В тот день, когда она явилась к нему, в их отношениях наступил решительный перелом, положивший начало духовному сближению. Сменились склонности, иной характер обрели беседы и развлечения. Случилась вещь довольно редкая и странная, которую он позднее назвал «спиритуализацией страсти». Волшебная птица любви заглянула и в их сад, правда, с опозданием, зато тем чище и тем проникновенней была песня, которой она их одарила.
Однажды Помян, войдя в будуар Амелии, застал ее за чтением «Дикой утки».
— Взялась за Ибсена? — поощрительно улыбаясь, спросил он.
— Ты мне так его расхвалил, что я не устояла перед искушением.
— Ну и как?
— Сильно и глубоко. Пожалуй, слишком глубоко для меня, — призналась она сокрушенно, положив ему голову на плечо. — Тебе придется кое-что мне растолковать.

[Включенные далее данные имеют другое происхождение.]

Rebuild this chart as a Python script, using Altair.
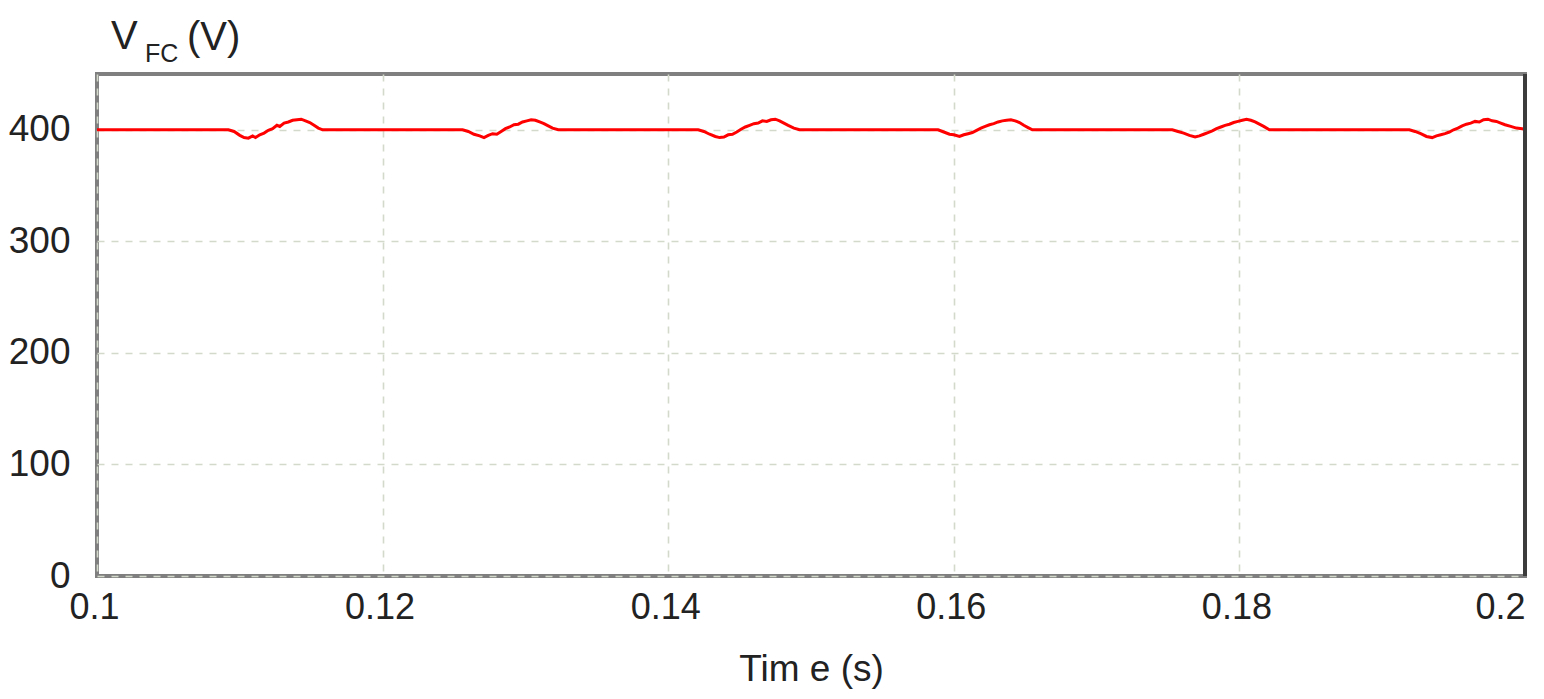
import altair as alt
import pandas as pd

# Time (s) and fuel-cell voltage (V)
t_s = [
    0.1000,
    0.1092, 0.1096, 0.1100, 0.1103, 0.1106, 0.1109, 0.1111, 0.1114, 0.1117, 0.1120, 0.1123,
    0.1126, 0.1128, 0.1131, 0.1134, 0.1137, 0.1140, 0.1143, 0.1146, 0.1149, 0.1152, 0.1155, 0.1158,
    0.1256, 0.1260, 0.1264, 0.1268, 0.1271, 0.1274, 0.1277, 0.1280, 0.1283, 0.1286, 0.1289,
    0.1292, 0.1295, 0.1298, 0.1301, 0.1304, 0.1307, 0.1310, 0.1313, 0.1316, 0.1319, 0.1323,
    0.1421, 0.1425, 0.1429, 0.1433, 0.1436, 0.1439, 0.1442, 0.1445, 0.1448, 0.1451, 0.1454,
    0.1457, 0.1460, 0.1463, 0.1466, 0.1469, 0.1472, 0.1475, 0.1478, 0.1481, 0.1484, 0.1488, 0.1492,
    0.1589, 0.1593, 0.1597, 0.1600, 0.1604, 0.1607, 0.1610, 0.1613, 0.1616, 0.1619, 0.1622,
    0.1625, 0.1628, 0.1631, 0.1634, 0.1637, 0.1640, 0.1643, 0.1646, 0.1649, 0.1652, 0.1655,
    0.1753, 0.1757, 0.1761, 0.1765, 0.1769, 0.1772, 0.1775, 0.1778, 0.1781, 0.1784, 0.1787,
    0.1790, 0.1793, 0.1796, 0.1799, 0.1802, 0.1805, 0.1808, 0.1811, 0.1814, 0.1817, 0.1821,
    0.1919, 0.1923, 0.1927, 0.1931, 0.1935, 0.1938, 0.1941, 0.1944, 0.1947, 0.1950, 0.1953,
    0.1956, 0.1959, 0.1962, 0.1965, 0.1968, 0.1971, 0.1974, 0.1977, 0.1980, 0.1983, 0.1986,
    0.1990, 0.1994, 0.1998, 0.2000,
]
v_fc = [
    400,
    400, 398.5, 395, 393, 392.5, 394.5, 393, 395.5, 397, 399.5, 401,
    404, 403, 406, 407, 408.5, 409, 409.5, 408, 406.5, 404, 401.5, 400,
    400, 398.5, 396, 394.5, 393, 395, 396.5, 396, 398.5, 401, 402.5,
    404.5, 405, 407, 408, 409, 408.5, 407, 405.5, 403.5, 401.5, 400,
    400, 398.5, 396, 394, 393, 393.5, 395.5, 396, 398, 400.5, 402.5,
    404, 405.5, 406, 408, 407.5, 409, 409.5, 408, 406, 404, 401.5, 400,
    400, 398, 396, 395.5, 394, 395.5, 396.5, 397.5, 399.5, 401.5, 403,
    404.5, 405.5, 407, 408, 408.5, 409, 408, 406.5, 404, 402, 400,
    400, 398.5, 397, 395, 393.5, 394.5, 396, 397.5, 399, 401, 402.5,
    404, 405, 406.5, 407.5, 408.5, 409.5, 408.5, 407, 405, 403, 400,
    400, 398.5, 396.5, 394, 393, 394.5, 395.5, 396.5, 398, 400, 401.5,
    403.5, 405, 406, 407.5, 407, 409, 409.5, 408, 407.5, 406, 404.5,
    403, 401.5, 401, 400.5,
]

x_ticks = [0.1, 0.12, 0.14, 0.16, 0.18, 0.2]
y_ticks = [0, 100, 200, 300, 400]

df = pd.DataFrame({"t": t_s, "v": v_fc})

W, H = 1428, 502
FONT = "Liberation Sans"
TXT = "#222222"
GRID = "#d3dacb"

line = alt.Chart(df).mark_line(color="#ff0000", strokeWidth=3, clip=True).encode(
    x=alt.X(
        "t:Q",
        scale=alt.Scale(domain=[0.1, 0.2], nice=False, zero=False),
        axis=alt.Axis(
            values=x_ticks,
            format="~g",
            title="Tim e (s)",
            titleFont=FONT,
            titleFontSize=37,
            titleFontWeight="normal",
            titleColor=TXT,
            titlePadding=26,
            labelFont=FONT,
            labelFontSize=36,
            labelColor=TXT,
            labelPadding=14,
            labelFlush=False,
            labelAlign={"condition": {"test": "datum.value >= 0.2", "value": "right"}, "value": "center"},
            labelOffset={"condition": {"test": "datum.value >= 0.2", "value": 0}, "value": -3},
            domain=False,
            ticks=False,
            grid=True,
            gridColor=GRID,
            gridDash=[7, 7],
            gridWidth=1.6,
        ),
    ),
    y=alt.Y(
        "v:Q",
        scale=alt.Scale(domain=[0, 450], nice=False),
        axis=alt.Axis(
            values=y_ticks,
            title=None,
            labelFont=FONT,
            labelFontSize=37,
            labelColor=TXT,
            labelPadding=27,
            domain=False,
            ticks=False,
            grid=True,
            gridColor=GRID,
            gridDash=[7, 7],
            gridWidth=1.6,
        ),
    ),
)

v_big = alt.Chart(pd.DataFrame({"s": ["V"]})).mark_text(
    font=FONT, fontSize=40, color=TXT, align="left", baseline="alphabetic"
).encode(x=alt.value(14), y=alt.value(-25), text="s:N")
v_sub = alt.Chart(pd.DataFrame({"s": ["FC"]})).mark_text(
    font=FONT, fontSize=25, color=TXT, align="left", baseline="alphabetic"
).encode(x=alt.value(48), y=alt.value(-12), text="s:N")
v_unit = alt.Chart(pd.DataFrame({"s": ["(V)"]})).mark_text(
    font=FONT, fontSize=40, color=TXT, align="left", baseline="alphabetic"
).encode(x=alt.value(90), y=alt.value(-24), text="s:N")

right_edge = alt.Chart(pd.DataFrame({"s": ["r"]})).mark_rule(color="#3c3c3c", strokeWidth=4).encode(
    x=alt.value(W), y=alt.value(0), y2=alt.value(H)
)

chart = (
    alt.layer(line, right_edge, v_big, v_sub, v_unit)
    .properties(
        width=W,
        height=H,
        autosize=alt.AutoSizeParams(type="none"),
        padding={"left": 89, "top": 66, "right": 10, "bottom": 114},
        background="white",
    )
    .configure_view(stroke="#7f7f7f", strokeWidth=4)
)

chart.save("out.html", embed_options={"renderer": "svg", "actions": False})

— С удовольствием! Давай читать вместе. А потом посмотрим великого старца в театре. Сейчас как раз собираются возобновить весь его цикл.
— Согласна!
— Но перед тем ты имеешь возможность познакомиться с другим интересным норвежцем — завтра дают Бьёрнсона, «Свыше наших сил». Это будет прекрасной подготовкой к более сложным вещам, каковыми являются драмы Ибсена. Ты пойдешь?
— Разумеется, пойду, мой дорогой наставник.
На следующий день вечером они были в театре.
Пьеса произвела на Амелию огромное впечатление. Воспитанная под бдительным оком покойного мужа исключительно на французских комедиях и банальных фарсах или на эпигонских подражаниях домашнего производства, она, наконец, вздохнула полной грудью в благородной и чистой атмосфере подлинного искусства. Особенно потряс ее финал первого действия. Великому драматургу удалось оживить в ее богатой, полной скрытых возможностей душе новые, до того молчавшие струны. Годами копившиеся вопросы, от которых Прадера отделывался иронической усмешкой или равнодушным пожатием плеч, стали рваться наружу. Несколько последующих дней она живо обсуждала с Помяном затронутые в пьесе проблемы.
— Несомненно одно, — заметила она под конец дискуссии, — мы стоим на распутье. Пастор, нечеловеческим усилием воли поднявший с одра смерти больную жену, гибнет под тяжестью жестоких сомнений. На какой-то миг кажется, что сцену прорезает ослепительная молния чуда — таинственные двери распахнуты, вот-вот откроются вгоняющие в дрожь горизонты иного мира… К сожалению, это всего лишь миг.
— Бога не дано видеть никому, Амелия. Тот, кто Его увидит, заплатит жизнью или… рассудком. Идеал смутен, укрыт смертью… Но сам факт, что тяжко больная женщина встала с ложа на колокольный призыв, посланный Им, говорит мне очень и очень много, может, гораздо больше, чем намеревался сказать сам драматург.